▶ [Task description]: From the listing that follows, output everything exactly except the pictures.

[Charts and diagrams as code]
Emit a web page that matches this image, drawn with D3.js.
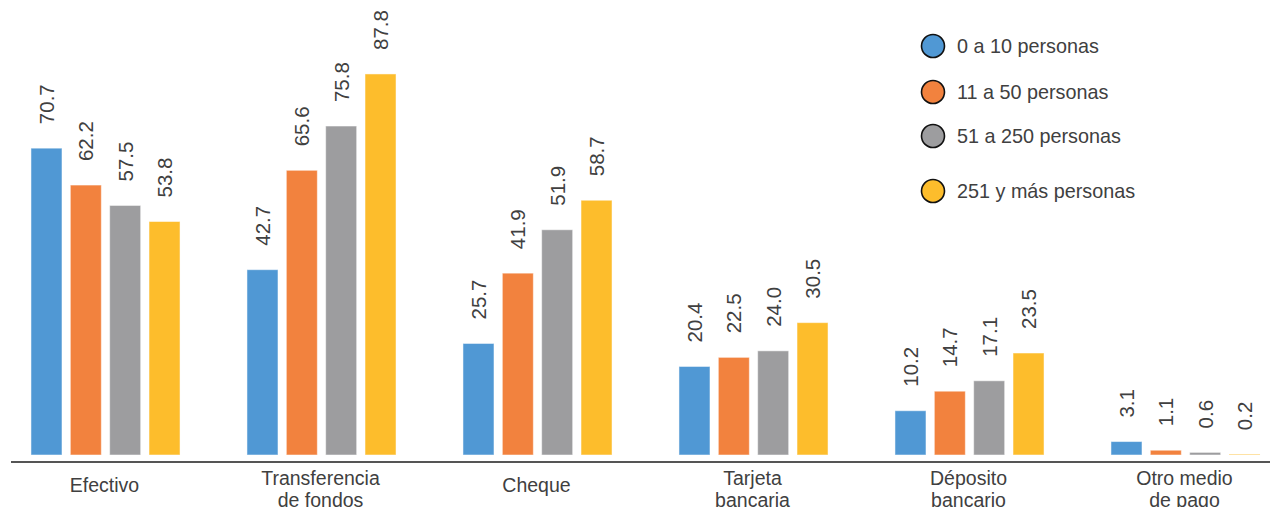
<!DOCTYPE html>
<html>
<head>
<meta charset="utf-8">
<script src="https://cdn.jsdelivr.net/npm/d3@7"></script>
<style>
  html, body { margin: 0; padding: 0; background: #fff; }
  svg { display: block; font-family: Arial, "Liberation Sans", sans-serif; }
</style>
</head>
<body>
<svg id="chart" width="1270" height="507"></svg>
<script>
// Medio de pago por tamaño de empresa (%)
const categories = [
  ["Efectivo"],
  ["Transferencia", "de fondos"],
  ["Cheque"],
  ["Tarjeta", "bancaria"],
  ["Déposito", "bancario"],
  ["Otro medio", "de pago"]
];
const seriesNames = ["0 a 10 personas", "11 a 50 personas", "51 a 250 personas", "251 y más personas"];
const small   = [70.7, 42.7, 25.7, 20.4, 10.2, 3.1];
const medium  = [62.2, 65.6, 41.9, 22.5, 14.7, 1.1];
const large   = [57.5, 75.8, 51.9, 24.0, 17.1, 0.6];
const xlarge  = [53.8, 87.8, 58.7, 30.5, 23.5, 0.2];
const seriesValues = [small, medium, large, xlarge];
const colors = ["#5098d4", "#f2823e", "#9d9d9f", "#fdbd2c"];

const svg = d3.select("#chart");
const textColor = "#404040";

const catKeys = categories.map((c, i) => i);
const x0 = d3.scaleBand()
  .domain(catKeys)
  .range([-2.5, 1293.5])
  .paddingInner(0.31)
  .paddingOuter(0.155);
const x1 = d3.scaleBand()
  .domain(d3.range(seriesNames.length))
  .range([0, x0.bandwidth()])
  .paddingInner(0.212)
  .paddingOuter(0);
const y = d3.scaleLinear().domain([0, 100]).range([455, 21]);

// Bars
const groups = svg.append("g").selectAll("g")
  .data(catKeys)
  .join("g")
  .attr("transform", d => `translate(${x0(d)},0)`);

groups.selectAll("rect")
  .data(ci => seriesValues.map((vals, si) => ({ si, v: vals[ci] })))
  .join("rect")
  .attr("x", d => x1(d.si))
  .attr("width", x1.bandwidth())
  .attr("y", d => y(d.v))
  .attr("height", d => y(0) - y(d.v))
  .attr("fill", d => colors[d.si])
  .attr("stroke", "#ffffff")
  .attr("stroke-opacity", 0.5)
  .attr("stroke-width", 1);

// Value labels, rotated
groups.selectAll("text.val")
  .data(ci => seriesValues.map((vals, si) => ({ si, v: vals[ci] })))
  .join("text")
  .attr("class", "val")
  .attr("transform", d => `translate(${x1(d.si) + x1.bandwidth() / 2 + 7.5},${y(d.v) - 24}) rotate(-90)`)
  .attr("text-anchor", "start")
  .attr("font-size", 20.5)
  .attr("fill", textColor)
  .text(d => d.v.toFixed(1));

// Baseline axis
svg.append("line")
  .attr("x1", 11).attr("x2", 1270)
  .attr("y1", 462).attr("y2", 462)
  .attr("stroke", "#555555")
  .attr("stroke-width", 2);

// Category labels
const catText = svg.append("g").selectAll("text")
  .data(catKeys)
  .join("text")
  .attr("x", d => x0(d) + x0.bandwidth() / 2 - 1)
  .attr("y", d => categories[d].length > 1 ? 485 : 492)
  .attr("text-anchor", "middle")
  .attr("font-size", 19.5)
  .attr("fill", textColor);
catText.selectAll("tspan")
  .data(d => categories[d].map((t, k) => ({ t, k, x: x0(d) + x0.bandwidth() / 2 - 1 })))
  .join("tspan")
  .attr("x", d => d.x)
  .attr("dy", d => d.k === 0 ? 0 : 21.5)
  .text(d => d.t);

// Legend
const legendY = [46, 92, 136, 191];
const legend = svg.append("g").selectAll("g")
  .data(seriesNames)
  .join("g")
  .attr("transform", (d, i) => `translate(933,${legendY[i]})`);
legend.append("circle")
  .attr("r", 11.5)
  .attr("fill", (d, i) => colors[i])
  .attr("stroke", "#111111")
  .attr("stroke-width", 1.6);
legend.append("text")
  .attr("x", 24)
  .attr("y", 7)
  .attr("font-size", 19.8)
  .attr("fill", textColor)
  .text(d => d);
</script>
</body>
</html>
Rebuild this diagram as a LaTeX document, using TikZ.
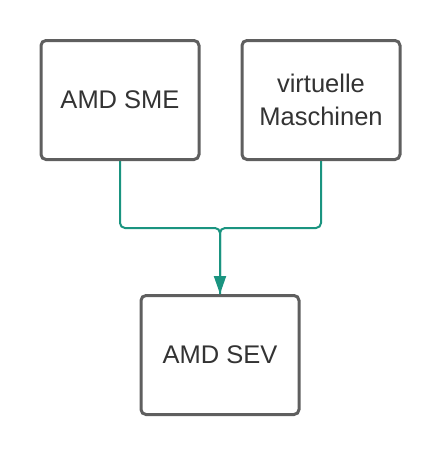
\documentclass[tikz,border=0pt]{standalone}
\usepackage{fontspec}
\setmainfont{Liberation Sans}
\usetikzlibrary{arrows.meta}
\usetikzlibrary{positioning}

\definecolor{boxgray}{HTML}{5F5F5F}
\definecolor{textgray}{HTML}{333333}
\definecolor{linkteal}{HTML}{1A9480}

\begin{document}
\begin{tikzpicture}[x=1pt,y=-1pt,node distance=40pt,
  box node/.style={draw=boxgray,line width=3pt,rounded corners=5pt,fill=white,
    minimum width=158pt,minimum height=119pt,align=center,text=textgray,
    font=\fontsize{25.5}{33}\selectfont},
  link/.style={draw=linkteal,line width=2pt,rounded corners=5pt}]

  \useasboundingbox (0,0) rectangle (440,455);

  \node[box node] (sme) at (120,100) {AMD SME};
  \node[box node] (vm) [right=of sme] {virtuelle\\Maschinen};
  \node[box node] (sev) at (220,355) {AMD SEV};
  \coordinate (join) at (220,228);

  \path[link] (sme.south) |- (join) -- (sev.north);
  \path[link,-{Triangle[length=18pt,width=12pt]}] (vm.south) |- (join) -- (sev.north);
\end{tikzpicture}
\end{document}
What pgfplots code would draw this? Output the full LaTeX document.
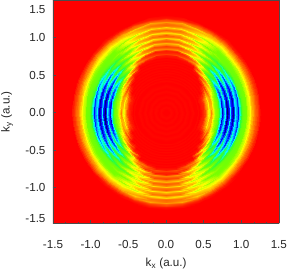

▶ [Response to the task]:
Emit a web page that matches this image, drawn with D3.js.
<!DOCTYPE html>
<html>
<head>
<meta charset="utf-8">
<script src="https://cdn.jsdelivr.net/npm/d3@7"></script>
<style>
  html, body { margin: 0; padding: 0; background: #fff; }
  svg { display: block; font-family: Arial, "Liberation Sans", sans-serif; }
</style>
</head>
<body>
<svg id="chart" width="1270" height="507"></svg>
<script>
// Medio de pago por tamaño de empresa (%)
const categories = [
  ["Efectivo"],
  ["Transferencia", "de fondos"],
  ["Cheque"],
  ["Tarjeta", "bancaria"],
  ["Déposito", "bancario"],
  ["Otro medio", "de pago"]
];
const seriesNames = ["0 a 10 personas", "11 a 50 personas", "51 a 250 personas", "251 y más personas"];
const small   = [70.7, 42.7, 25.7, 20.4, 10.2, 3.1];
const medium  = [62.2, 65.6, 41.9, 22.5, 14.7, 1.1];
const large   = [57.5, 75.8, 51.9, 24.0, 17.1, 0.6];
const xlarge  = [53.8, 87.8, 58.7, 30.5, 23.5, 0.2];
const seriesValues = [small, medium, large, xlarge];
const colors = ["#5098d4", "#f2823e", "#9d9d9f", "#fdbd2c"];

const svg = d3.select("#chart");
const textColor = "#404040";

const catKeys = categories.map((c, i) => i);
const x0 = d3.scaleBand()
  .domain(catKeys)
  .range([-2.5, 1293.5])
  .paddingInner(0.31)
  .paddingOuter(0.155);
const x1 = d3.scaleBand()
  .domain(d3.range(seriesNames.length))
  .range([0, x0.bandwidth()])
  .paddingInner(0.212)
  .paddingOuter(0);
const y = d3.scaleLinear().domain([0, 100]).range([455, 21]);

// Bars
const groups = svg.append("g").selectAll("g")
  .data(catKeys)
  .join("g")
  .attr("transform", d => `translate(${x0(d)},0)`);

groups.selectAll("rect")
  .data(ci => seriesValues.map((vals, si) => ({ si, v: vals[ci] })))
  .join("rect")
  .attr("x", d => x1(d.si))
  .attr("width", x1.bandwidth())
  .attr("y", d => y(d.v))
  .attr("height", d => y(0) - y(d.v))
  .attr("fill", d => colors[d.si])
  .attr("stroke", "#ffffff")
  .attr("stroke-opacity", 0.5)
  .attr("stroke-width", 1);

// Value labels, rotated
groups.selectAll("text.val")
  .data(ci => seriesValues.map((vals, si) => ({ si, v: vals[ci] })))
  .join("text")
  .attr("class", "val")
  .attr("transform", d => `translate(${x1(d.si) + x1.bandwidth() / 2 + 7.5},${y(d.v) - 24}) rotate(-90)`)
  .attr("text-anchor", "start")
  .attr("font-size", 20.5)
  .attr("fill", textColor)
  .text(d => d.v.toFixed(1));

// Baseline axis
svg.append("line")
  .attr("x1", 11).attr("x2", 1270)
  .attr("y1", 462).attr("y2", 462)
  .attr("stroke", "#555555")
  .attr("stroke-width", 2);

// Category labels
const catText = svg.append("g").selectAll("text")
  .data(catKeys)
  .join("text")
  .attr("x", d => x0(d) + x0.bandwidth() / 2 - 1)
  .attr("y", d => categories[d].length > 1 ? 485 : 492)
  .attr("text-anchor", "middle")
  .attr("font-size", 19.5)
  .attr("fill", textColor);
catText.selectAll("tspan")
  .data(d => categories[d].map((t, k) => ({ t, k, x: x0(d) + x0.bandwidth() / 2 - 1 })))
  .join("tspan")
  .attr("x", d => d.x)
  .attr("dy", d => d.k === 0 ? 0 : 21.5)
  .text(d => d.t);

// Legend
const legendY = [46, 92, 136, 191];
const legend = svg.append("g").selectAll("g")
  .data(seriesNames)
  .join("g")
  .attr("transform", (d, i) => `translate(933,${legendY[i]})`);
legend.append("circle")
  .attr("r", 11.5)
  .attr("fill", (d, i) => colors[i])
  .attr("stroke", "#111111")
  .attr("stroke-width", 1.6);
legend.append("text")
  .attr("x", 24)
  .attr("y", 7)
  .attr("font-size", 19.8)
  .attr("fill", textColor)
  .text(d => d);
</script>
</body>
</html>
Rebuild this diagram as a LaTeX document, using TikZ.
\documentclass[tikz,border=0pt]{standalone}
\usepackage{fontspec}
\setmainfont{Liberation Sans}
\usetikzlibrary{arrows.meta}
\usetikzlibrary{positioning}

\definecolor{boxgray}{HTML}{5F5F5F}
\definecolor{textgray}{HTML}{333333}
\definecolor{linkteal}{HTML}{1A9480}

\begin{document}
\begin{tikzpicture}[x=1pt,y=-1pt,node distance=40pt,
  box node/.style={draw=boxgray,line width=3pt,rounded corners=5pt,fill=white,
    minimum width=158pt,minimum height=119pt,align=center,text=textgray,
    font=\fontsize{25.5}{33}\selectfont},
  link/.style={draw=linkteal,line width=2pt,rounded corners=5pt}]

  \useasboundingbox (0,0) rectangle (440,455);

  \node[box node] (sme) at (120,100) {AMD SME};
  \node[box node] (vm) [right=of sme] {virtuelle\\Maschinen};
  \node[box node] (sev) at (220,355) {AMD SEV};
  \coordinate (join) at (220,228);

  \path[link] (sme.south) |- (join) -- (sev.north);
  \path[link,-{Triangle[length=18pt,width=12pt]}] (vm.south) |- (join) -- (sev.north);
\end{tikzpicture}
\end{document}
What pgfplots code would draw this? Output the full LaTeX document.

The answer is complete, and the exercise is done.